Member of the Assembly of Madrid
- Incumbent
- Assumed office 2011

Personal details
- Born: Jaime María de Berenguer de Santiago 25 October 1967 (age 58)
- Party: Vox (2016-) Union, Progress and Democracy (2011-2016)
- Education: Autonomous University of Madrid

= Jaime de Berenguer =

Spanish politician

Jaime María de Berenguer de Santiago (born 25 October 1967) is a Spanish politician and nobleman who has been a member of the Assembly of Madrid since 2011. He is a member of the House of Silva and holds the title of the 21st Count of Cifuentes.

==Biography==
de Berenguer was born in Madrid to a Spanish noble family and is a descendant of Ramon Berenguer IV, Count of Barcelona. He is the son of Juan de Berenguer y Casani, 5th Count of Cifuentes.

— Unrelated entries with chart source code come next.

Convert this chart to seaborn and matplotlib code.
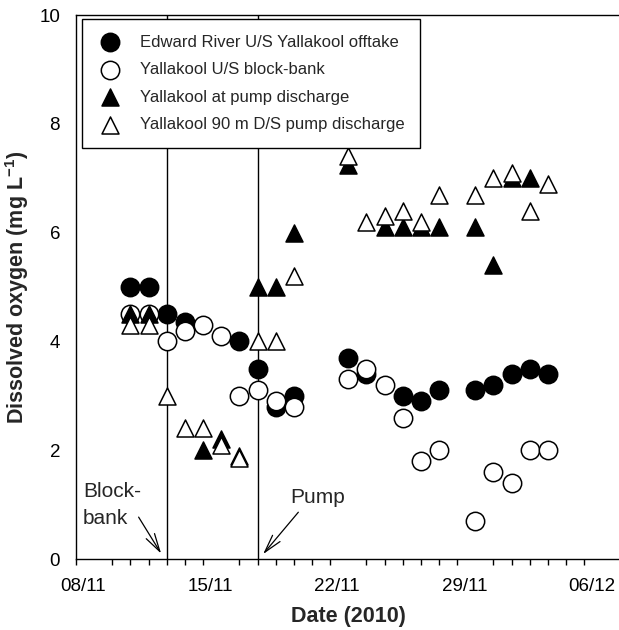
import numpy as np
import pandas as pd
import matplotlib
matplotlib.use("Agg")
import matplotlib.pyplot as plt
import matplotlib.dates as mdates
from matplotlib.transforms import ScaledTranslation
import seaborn as sns

# ---------------- data ----------------
edward_dates = ['2010-11-10', '2010-11-11', '2010-11-12', '2010-11-13', '2010-11-16',
                '2010-11-17', '2010-11-18', '2010-11-19', '2010-11-22', '2010-11-23',
                '2010-11-25', '2010-11-26', '2010-11-27', '2010-11-29', '2010-11-30',
                '2010-12-01', '2010-12-02', '2010-12-03']
edward_do = [5.0, 5.0, 4.5, 4.35, 4.0, 3.5, 2.8, 3.0, 3.7, 3.4, 3.0, 2.9, 3.1,
             3.1, 3.2, 3.4, 3.5, 3.4]

usbb_dates = ['2010-11-10', '2010-11-11', '2010-11-12', '2010-11-13', '2010-11-14',
              '2010-11-15', '2010-11-16', '2010-11-17', '2010-11-18', '2010-11-19',
              '2010-11-22', '2010-11-23', '2010-11-24', '2010-11-25', '2010-11-26',
              '2010-11-27', '2010-11-29', '2010-11-30', '2010-12-01', '2010-12-02',
              '2010-12-03']
usbb_do = [4.5, 4.5, 4.0, 4.2, 4.3, 4.1, 3.0, 3.1, 2.9, 2.8, 3.3, 3.5, 3.2, 2.6,
           1.8, 2.0, 0.7, 1.6, 1.4, 2.0, 2.0]

pump_dates = ['2010-11-10', '2010-11-11', '2010-11-14', '2010-11-15', '2010-11-16',
              '2010-11-17', '2010-11-18', '2010-11-19', '2010-11-22', '2010-11-24',
              '2010-11-25', '2010-11-26', '2010-11-27', '2010-11-29', '2010-11-30',
              '2010-12-01', '2010-12-02']
pump_do = [4.5, 4.5, 2.0, 2.2, 1.9, 5.0, 5.0, 6.0, 7.25, 6.1, 6.1, 6.1, 6.1, 6.1,
           5.4, 7.0, 7.0]

ds_dates = ['2010-11-10', '2010-11-11', '2010-11-12', '2010-11-13', '2010-11-14',
            '2010-11-15', '2010-11-16', '2010-11-17', '2010-11-18', '2010-11-19',
            '2010-11-22', '2010-11-23', '2010-11-24', '2010-11-25', '2010-11-26',
            '2010-11-27', '2010-11-29', '2010-11-30', '2010-12-01', '2010-12-02',
            '2010-12-03']
ds_do = [4.3, 4.3, 3.0, 2.4, 2.4, 2.1, 1.85, 4.0, 4.0, 5.2, 7.4, 6.2, 6.3, 6.4,
         6.2, 6.7, 6.7, 7.0, 7.1, 6.4, 6.9]

series_names = ['Edward River U/S Yallakool offtake', 'Yallakool U/S block-bank',
                'Yallakool at pump discharge', 'Yallakool 90 m D/S pump discharge']

event_dates = ['2010-11-12', '2010-11-17']
event_labels = ['Block-', 'bank', 'Pump']

tick_dates = ['2010-11-08', '2010-11-15', '2010-11-22', '2010-11-29', '2010-12-06']
tick_labels = ['08/11', '15/11', '22/11', '29/11', '06/12']
x_limits = ['2010-11-07', '2010-12-07']
y_ticks = [0, 2, 4, 6, 8, 10]

# ---------------- style ----------------
sns.set_style("white")
plt.rcParams['font.family'] = ['Liberation Sans', 'DejaVu Sans']
plt.rcParams['mathtext.fontset'] = 'custom'
plt.rcParams['mathtext.rm'] = 'Liberation Sans'
plt.rcParams['mathtext.bf'] = 'Liberation Sans:bold'
plt.rcParams['mathtext.it'] = 'Liberation Sans:italic'

W, H = 619, 630
fig = plt.figure(figsize=(W / 100, H / 100), dpi=100)
ax_l, ax_r, ax_t, ax_b = 76, 620.5, 15, 559
ax = fig.add_axes([ax_l / W, 1 - ax_b / H, (ax_r - ax_l) / W, (ax_b - ax_t) / H])

frames = [
    (edward_dates, edward_do, series_names[0], 'o', 'black', 175),
    (usbb_dates, usbb_do, series_names[1], 'o', 'white', 175),
    (pump_dates, pump_do, series_names[2], '^', 'black', 150),
    (ds_dates, ds_do, series_names[3], '^', 'white', 150),
]
for dates, vals, name, mk, fc, s in frames:
    df = pd.DataFrame({'date': pd.to_datetime(dates), 'do': vals})
    sns.scatterplot(data=df, x='date', y='do', marker=mk, s=s, color=fc,
                    edgecolor='black', linewidth=1.1, label=name, ax=ax,
                    zorder=3, legend=False)

for d in event_dates:
    ax.axvline(pd.Timestamp(d), color='black', lw=1.0, zorder=1)

ax.set_xlim(pd.Timestamp(x_limits[0]), pd.Timestamp(x_limits[1]))
ax.set_ylim(0, 10)
ax.set_yticks(y_ticks)
ax.set_yticklabels([str(v) for v in y_ticks])
ax.set_xticks(pd.to_datetime(tick_dates))
ax.set_xticklabels(tick_labels)
ax.xaxis.set_minor_locator(mdates.DayLocator())

ax.tick_params(axis='both', which='major', direction='out', length=6.5, width=1,
               labelsize=13.5, color='black', labelcolor='black')
ax.tick_params(axis='x', which='major', pad=7)
ax.tick_params(axis='y', which='major', pad=5)
ax.tick_params(axis='x', which='minor', direction='out', length=4.3, width=1,
               color='black', bottom=True)
offset = ScaledTranslation(-11 / 100, 0, fig.dpi_scale_trans)
for lab in ax.get_xticklabels():
    lab.set_transform(lab.get_transform() + offset)

for sp in ax.spines.values():
    sp.set_color('black')
    sp.set_linewidth(1.0)
    sp.set_visible(True)

ax.set_xlabel('Date (2010)', fontsize=15.5, fontweight='bold', labelpad=8)
ax.set_ylabel(r'Dissolved oxygen (mg L$^{\mathbf{-1}}$)', fontsize=15.5,
              fontweight='bold', labelpad=6)

# annotations
x0 = mdates.date2num(pd.Timestamp(tick_dates[0]))
ax.text(x0 - 0.62, 1.14, event_labels[0], fontsize=15, ha='left', va='baseline')
ax.text(x0 - 0.62, 0.64, event_labels[1], fontsize=15, ha='left', va='baseline')
ax.text(x0 + 10.8, 1.03, event_labels[2], fontsize=15, ha='left', va='baseline')
arrow = dict(arrowstyle='->,head_length=1.3,head_width=0.35', lw=0.9,
             color='black', shrinkA=0, shrinkB=0)
ax.annotate('', xy=(x0 + 3.69, 0.1), xytext=(x0 + 2.45, 0.77), arrowprops=arrow)
ax.annotate('', xy=(x0 + 9.31, 0.09), xytext=(x0 + 11.25, 0.86), arrowprops=arrow)

leg = ax.legend(loc='upper left', bbox_to_anchor=(6 / 544.5, 1 - 4 / 544),
                borderaxespad=0, fontsize=12, frameon=True, fancybox=False,
                edgecolor='black', framealpha=1, labelspacing=0.75,
                handlelength=1.45, handletextpad=1.08, borderpad=0.95,
                scatterpoints=1)
leg.get_frame().set_linewidth(1.0)

fig.savefig('out.png', dpi=100)
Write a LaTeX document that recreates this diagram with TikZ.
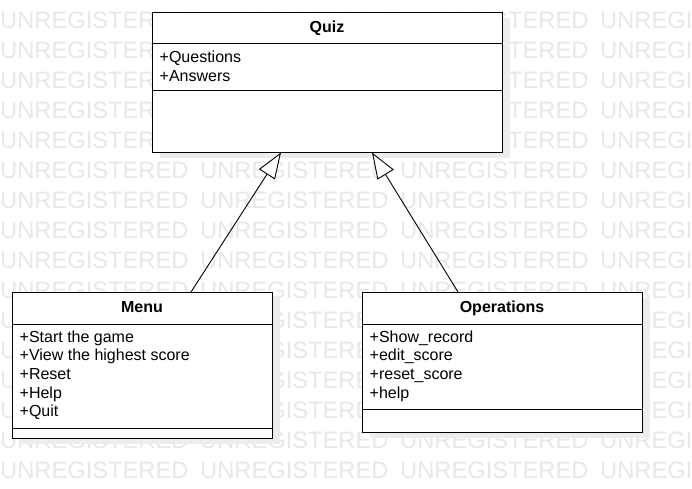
\documentclass[tikz,border=0pt]{standalone}
\usepackage{fontspec}
\setmainfont{Liberation Sans}
\usetikzlibrary{arrows.meta,calc}
\begin{document}
\begin{tikzpicture}[x=1pt,y=-1pt,
  wm/.style={text=black!9,font=\fontsize{23.7}{26}\selectfont,inner sep=0pt,anchor=base west},
  classbox/.style={draw=black,line width=1pt,fill=white,rectangle,inner sep=0pt,anchor=north west},
  shadowbox/.style={fill=black!7,draw=none,rectangle,inner sep=0pt,anchor=north west},
  divider/.style={draw=black,line width=1pt},
  title/.style={font=\fontsize{16}{18}\selectfont\bfseries,inner sep=0pt,anchor=base},
  item/.style={font=\fontsize{16}{18}\selectfont,inner sep=0pt,anchor=base west},
  gen/.style={draw=black,line width=0.9pt,-{Triangle[open,fill=white,length=26pt,width=19pt,line width=0.9pt]}}
]
\useasboundingbox (0,0) rectangle (692,488);
\fill[white] (0,0) rectangle (692,488);
% watermark
\begin{scope}
\clip (0,0) rectangle (692,488);
\foreach \r in {0,...,15}{
  \foreach \c in {0,...,3}{
    \node[wm] (wm-\r-\c) at (\c*200,28+\r*30) {UNREGISTERED};
  }
}
\end{scope}
% shadows
\node[shadowbox,minimum width=350pt,minimum height=140pt] (quizsh) at (160,18) {};
\node[shadowbox,minimum width=260pt,minimum height=146pt] (menush) at (20,298) {};
\node[shadowbox,minimum width=280pt,minimum height=140pt] (opsh) at (370,298) {};
% boxes
\node[classbox,minimum width=350pt,minimum height=140pt] (quiz) at (152,12) {};
\node[classbox,minimum width=260pt,minimum height=146pt] (menu) at (12,292) {};
\node[classbox,minimum width=280pt,minimum height=140pt] (ops) at (362,292) {};
% dividers
\draw[divider] ([yshift=-31pt]quiz.north west) -- ([yshift=-31pt]quiz.north east);
\draw[divider] ([yshift=-78pt]quiz.north west) -- ([yshift=-78pt]quiz.north east);
\draw[divider] ([yshift=-32pt]menu.north west) -- ([yshift=-32pt]menu.north east);
\draw[divider] ([yshift=11pt]menu.south west) -- ([yshift=11pt]menu.south east);
\draw[divider] ([yshift=-32pt]ops.north west) -- ([yshift=-32pt]ops.north east);
\draw[divider] ([yshift=24pt]ops.south west) -- ([yshift=24pt]ops.south east);
% titles
\node[title] (quizt) at (327,32.5) {Quiz};
\node[title] (menut) at (142,312.7) {Menu};
\node[title] (opt) at (502,312.7) {Operations};
% items
\node[item] (q1) at (159.5,62.5) {+Questions};
\node[item] (q2) at (159.5,81) {+Answers};
\node[item] (m1) at (19.5,342.3) {+Start the game};
\node[item] (m2) at (19.5,360.9) {+View the highest score};
\node[item] (m3) at (19.5,379.5) {+Reset};
\node[item] (m4) at (19.5,398.1) {+Help};
\node[item] (m5) at (19.5,416.7) {+Quit};
\node[item] (o1) at (369.5,342.3) {+Show\_record};
\node[item] (o2) at (369.5,360.9) {+edit\_score};
\node[item] (o3) at (369.5,379.5) {+reset\_score};
\node[item] (o4) at (369.5,398.1) {+help};
% generalizations
\draw[gen] ([xshift=179pt]menu.north west) -- ([xshift=129pt,yshift=0.5pt]quiz.south west);
\draw[gen] ([xshift=96pt]ops.north west) -- ([xshift=220pt,yshift=0.5pt]quiz.south west);
\end{tikzpicture}
\end{document}
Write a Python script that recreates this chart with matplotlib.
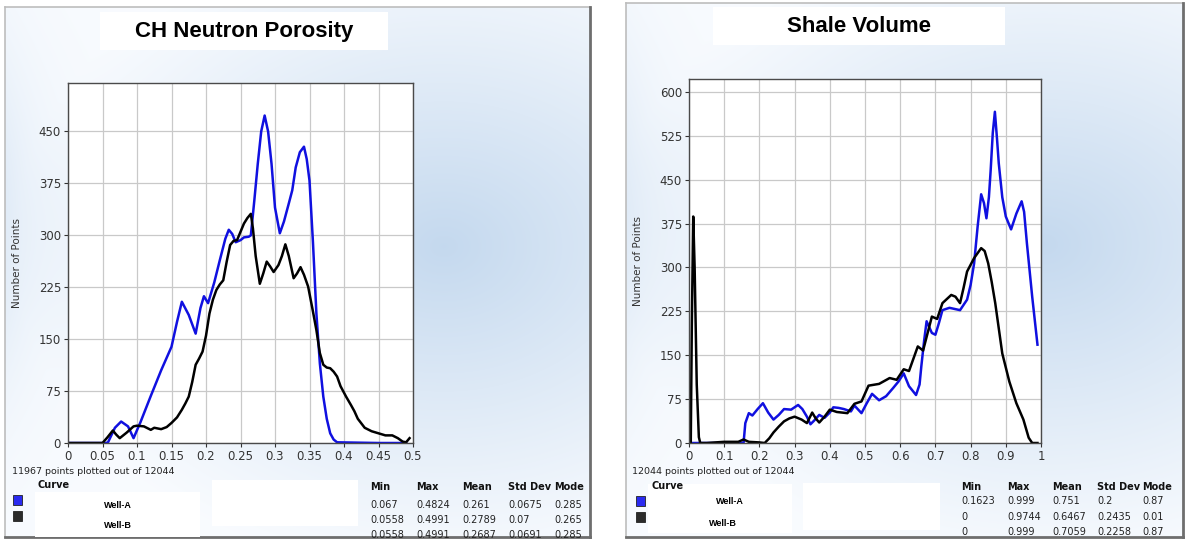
import numpy as np
import matplotlib
matplotlib.use("Agg")
import matplotlib.pyplot as plt
from matplotlib.patches import Rectangle

# CH Neutron Porosity histogram curves
nphi_a_x = [0.0, 0.055, 0.058, 0.068, 0.077, 0.087, 0.095, 0.105, 0.12, 0.135, 0.15, 0.158, 0.165, 0.175,
            0.185, 0.192, 0.197, 0.203, 0.212, 0.22, 0.228, 0.233, 0.238, 0.243, 0.25, 0.255, 0.262, 0.265,
            0.27, 0.275, 0.28, 0.285, 0.29, 0.295, 0.3, 0.307, 0.313, 0.32, 0.325, 0.33, 0.336, 0.342, 0.346,
            0.35, 0.355, 0.36, 0.365, 0.37, 0.375, 0.38, 0.385, 0.39, 0.45, 0.49]
nphi_a_y = [0, 0, 1, 22, 31, 24, 7, 30, 68, 105, 139, 175, 204, 185, 158, 195, 212, 202, 232, 264, 295, 308,
            302, 290, 293, 297, 298, 300, 350, 403, 450, 473, 450, 403, 340, 303, 320, 346, 365, 398, 420, 428,
            410, 379, 290, 187, 115, 67, 35, 14, 5, 1, 0, 0]
nphi_b_x = [0.0, 0.05, 0.057, 0.065, 0.07, 0.075, 0.085, 0.095, 0.1, 0.11, 0.12, 0.125, 0.135, 0.143, 0.15,
            0.158, 0.165, 0.17, 0.175, 0.18, 0.185, 0.19, 0.195, 0.2, 0.205, 0.21, 0.215, 0.22, 0.225, 0.23,
            0.235, 0.24, 0.245, 0.25, 0.255, 0.26, 0.265, 0.268, 0.272, 0.278, 0.283, 0.288, 0.293, 0.298,
            0.305, 0.31, 0.315, 0.32, 0.327, 0.332, 0.337, 0.342, 0.348, 0.355, 0.36, 0.365, 0.37, 0.375,
            0.38, 0.385, 0.39, 0.395, 0.403, 0.41, 0.415, 0.42, 0.43, 0.44, 0.45, 0.46, 0.47, 0.478, 0.485,
            0.49, 0.495]
nphi_b_y = [0, 0, 8, 18, 12, 7, 15, 24, 25, 24, 19, 22, 20, 23, 29, 37, 48, 57, 67, 88, 113, 122, 132, 155, 187,
            207, 221, 229, 235, 262, 286, 292, 293, 305, 317, 325, 331, 310, 270, 230, 245, 262, 255, 247, 257,
            270, 287, 270, 238, 245, 254, 243, 226, 190, 163, 130, 113, 109, 108, 103, 96, 82, 67, 55, 46, 35,
            22, 17, 14, 11, 11, 7, 2, 1, 7]

# Shale Volume histogram curves
vsh_a_x = [0.0, 0.155, 0.16, 0.17, 0.18, 0.195, 0.21, 0.225, 0.24, 0.255, 0.27, 0.29, 0.31, 0.322, 0.335,
           0.345, 0.355, 0.37, 0.385, 0.4, 0.41, 0.425, 0.44, 0.46, 0.47, 0.49, 0.505, 0.52, 0.54, 0.56,
           0.58, 0.595, 0.61, 0.625, 0.645, 0.655, 0.66, 0.668, 0.675, 0.69, 0.7, 0.71, 0.72, 0.74, 0.755,
           0.77, 0.79, 0.8, 0.81, 0.82, 0.83, 0.838, 0.845, 0.852, 0.857, 0.863, 0.869, 0.875, 0.88, 0.89,
           0.9, 0.915, 0.93, 0.945, 0.952, 0.96, 0.975, 0.99]
vsh_a_y = [0, 0, 34, 51, 47, 58, 68, 52, 40, 48, 58, 57, 65, 58, 45, 32, 38, 48, 43, 52, 61, 60, 58, 54, 64,
           51, 68, 84, 73, 80, 94, 105, 119, 97, 82, 100, 131, 175, 208, 188, 185, 205, 227, 231, 229, 227,
           245, 270, 307, 370, 425, 410, 384, 420, 466, 530, 566, 520, 478, 420, 387, 365, 392, 413, 395, 341,
           250, 168]
vsh_b_x = [0.0, 0.005, 0.008, 0.012, 0.016, 0.022, 0.028, 0.032, 0.05, 0.1, 0.14, 0.155, 0.17, 0.2, 0.215,
           0.228, 0.24, 0.255, 0.27, 0.285, 0.3, 0.32, 0.335, 0.35, 0.36, 0.37, 0.385, 0.4, 0.42, 0.45, 0.47,
           0.49, 0.51, 0.54, 0.57, 0.59, 0.61, 0.625, 0.65, 0.665, 0.69, 0.705, 0.72, 0.745, 0.757, 0.77,
           0.78, 0.79, 0.81, 0.83, 0.84, 0.85, 0.86, 0.87, 0.89, 0.91, 0.93, 0.95, 0.965, 0.975, 0.99]
vsh_b_y = [0, 0, 200, 387, 300, 100, 10, 0, 0, 2, 2, 6, 2, 1, 0, 8, 18, 28, 37, 42, 45, 40, 34, 52, 42, 35,
           45, 57, 53, 51, 67, 71, 98, 101, 111, 108, 126, 123, 165, 158, 216, 212, 239, 253, 250, 239, 265,
           293, 316, 333, 328, 307, 275, 239, 153, 105, 68, 40, 9, 0, 0]

# stats tables
stat_cols = ["Min", "Max", "Mean", "Std Dev", "Mode"]
nphi_stats = [["0.067", "0.4824", "0.261", "0.0675", "0.285"],
              ["0.0558", "0.4991", "0.2789", "0.07", "0.265"],
              ["0.0558", "0.4991", "0.2687", "0.0691", "0.285"]]
vsh_stats = [["0.1623", "0.999", "0.751", "0.2", "0.87"],
             ["0", "0.9744", "0.6467", "0.2435", "0.01"],
             ["0", "0.999", "0.7059", "0.2258", "0.87"]]

W, H = 1187, 540
BLUE = "#1010e0"
BLACK = "#000000"

fig = plt.figure(figsize=(W / 100, H / 100), dpi=100)
fig.patch.set_facecolor("white")
bg = fig.add_axes([0, 0, 1, 1])
bg.set_xlim(0, W)
bg.set_ylim(H, 0)
bg.axis("off")


def panel_background(x0, y0, x1, y1):
    xs = np.arange(x0, x1, 2.0)
    ys = np.arange(y0, y1, 2.0)
    gx, gy = np.meshgrid(xs, ys)
    cx = x0 + 0.75 * (x1 - x0)
    cy = y0 + 0.45 * (y1 - y0)
    d = np.sqrt(((gx - cx) / 430.0) ** 2 + ((gy - cy) / 330.0) ** 2)
    t = np.clip(1 - d, 0, 1) ** 1.1
    left = 0.45 * np.exp(-(gx - x0) / 45.0) * np.exp(-((gy - (y0 + 0.4 * (y1 - y0))) / 180.0) ** 2)
    t = np.clip(t + left, 0, 1)
    edge = np.array([0.975, 0.985, 0.998])
    center = np.array([0.77, 0.85, 0.935])
    img = edge[None, None, :] * (1 - t[..., None]) + center[None, None, :] * t[..., None]
    bg.imshow(img, extent=(x0, x1, y1, y0), aspect="auto", zorder=0, interpolation="bilinear")
    bg.plot([x0, x1], [y0, y0], color="#bdbdbd", lw=1.2, zorder=1)
    bg.plot([x0, x0], [y0, y1], color="#bdbdbd", lw=1.2, zorder=1)
    bg.plot([x1, x1], [y0, y1], color="#6e6e6e", lw=2.0, zorder=1)
    bg.plot([x0, x1], [y1, y1], color="#6e6e6e", lw=2.0, zorder=1)


def white_box(x0, y0, x1, y1):
    bg.add_patch(Rectangle((x0, y0), x1 - x0, y1 - y0, facecolor="white", edgecolor="none", zorder=2))


def legend_square(x, y, color):
    bg.add_patch(Rectangle((x, y), 9, 10, facecolor=color, edgecolor="#222222", lw=0.6, zorder=3))


def stats_block(xs, y_head, ys, rows):
    for x, name in zip(xs, stat_cols):
        bg.text(x, y_head, name, fontsize=7, fontweight="bold", color="#111111", va="center", zorder=3)
    for y, row in zip(ys, rows):
        for x, val in zip(xs, row):
            bg.text(x, y, val, fontsize=7, color="#222222", va="center", zorder=3)


# ---- left panel
panel_background(5, 7, 590, 537)
white_box(100, 12, 388, 50)
bg.text(244, 31, "CH Neutron Porosity", fontsize=16, fontweight="bold", family="Liberation Sans",
        ha="center", va="center", zorder=3)
bg.text(12, 471, "11967 points plotted out of 12044", fontsize=6.8, color="#222222", va="center", zorder=3)
bg.text(37, 485, "Curve", fontsize=7, fontweight="bold", color="#111111", va="center", zorder=3)
white_box(35, 492, 200, 537)
white_box(212, 480, 358, 526)
legend_square(13, 495, "#2a2af0")
legend_square(13, 511, "#2b2b2b")
bg.text(118, 505, "Well-A", fontsize=6.5, fontweight="bold", family="Liberation Sans", ha="center",
        va="center", zorder=3)
bg.text(118, 525, "Well-B", fontsize=6.5, fontweight="bold", family="Liberation Sans", ha="center",
        va="center", zorder=3)
stats_block([370, 416, 462, 508, 554], 487, [505, 520, 535], nphi_stats)

# ---- right panel
panel_background(626, 3, 1183, 537)
white_box(713, 7, 1005, 45)
bg.text(859, 27, "Shale Volume", fontsize=16, fontweight="bold", family="Liberation Sans",
        ha="center", va="center", zorder=3)
bg.text(632, 471, "12044 points plotted out of 12044", fontsize=6.8, color="#222222", va="center", zorder=3)
bg.text(651, 486, "Curve", fontsize=7, fontweight="bold", color="#111111", va="center", zorder=3)
white_box(648, 484, 792, 533)
white_box(803, 483, 940, 530)
legend_square(636, 496, "#2a2af0")
legend_square(636, 512, "#2b2b2b")
bg.text(730, 501, "Well-A", fontsize=6.5, fontweight="bold", family="Liberation Sans", ha="center",
        va="center", zorder=3)
bg.text(723, 523, "Well-B", fontsize=6.5, fontweight="bold", family="Liberation Sans", ha="center",
        va="center", zorder=3)
stats_block([961, 1007, 1052, 1097, 1142], 487, [501, 517, 532], vsh_stats)


def hist_axes(px0, py0, px1, py1, xmax, xticks, ymax, yticks):
    ax = fig.add_axes([px0 / W, (H - py1) / H, (px1 - px0) / W, (py1 - py0) / H])
    ax.set_facecolor("white")
    ax.set_xlim(0, xmax)
    ax.set_ylim(0, ymax)
    ax.set_xticks(xticks)
    ax.set_yticks(yticks)
    ax.set_xticklabels([f"{v:g}" for v in xticks])
    ax.grid(True, color="#c9c9c9", lw=0.9)
    ax.set_axisbelow(True)
    for s in ax.spines.values():
        s.set_color("#4a4a4a")
        s.set_linewidth(1.0)
    ax.tick_params(labelsize=8.5, colors="#333333", length=3, width=0.8, pad=2)
    ax.set_ylabel("Number of Points", fontsize=7.5, color="#333333", labelpad=12)
    return ax


ax1 = hist_axes(68, 83, 413, 443, 0.5, [0, 0.05, 0.1, 0.15, 0.2, 0.25, 0.3, 0.35, 0.4, 0.45, 0.5],
                520, [0, 75, 150, 225, 300, 375, 450])
ax1.plot(nphi_a_x, nphi_a_y, color=BLUE, lw=1.8, solid_joinstyle="round")
ax1.plot(nphi_b_x, nphi_b_y, color=BLACK, lw=1.8, solid_joinstyle="round")

ax2 = hist_axes(689, 79, 1041, 443, 1.0, [0, 0.1, 0.2, 0.3, 0.4, 0.5, 0.6, 0.7, 0.8, 0.9, 1.0],
                622, [0, 75, 150, 225, 300, 375, 450, 525, 600])
ax2.plot(vsh_a_x, vsh_a_y, color=BLUE, lw=1.8, solid_joinstyle="round")
ax2.plot(vsh_b_x, vsh_b_y, color=BLACK, lw=1.8, solid_joinstyle="round")

fig.savefig("out.png", dpi=100)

He graduated with a PhD in psychology at the Autonomous University of Madrid (UAM) in 1998 with a published thesis Attitudes and environmental beliefs: a psychosocial explanation of ecological behavior. He subsequently worked as a professor at the UAM.

He first entered politics in 2011 in which he was elected as a city councilor in Madrid on the list for the Union, Progress and Democracy party. In 2016, he switched his support to the nationalist Vox party and won a seat in the Assembly of Madrid elections of 2019.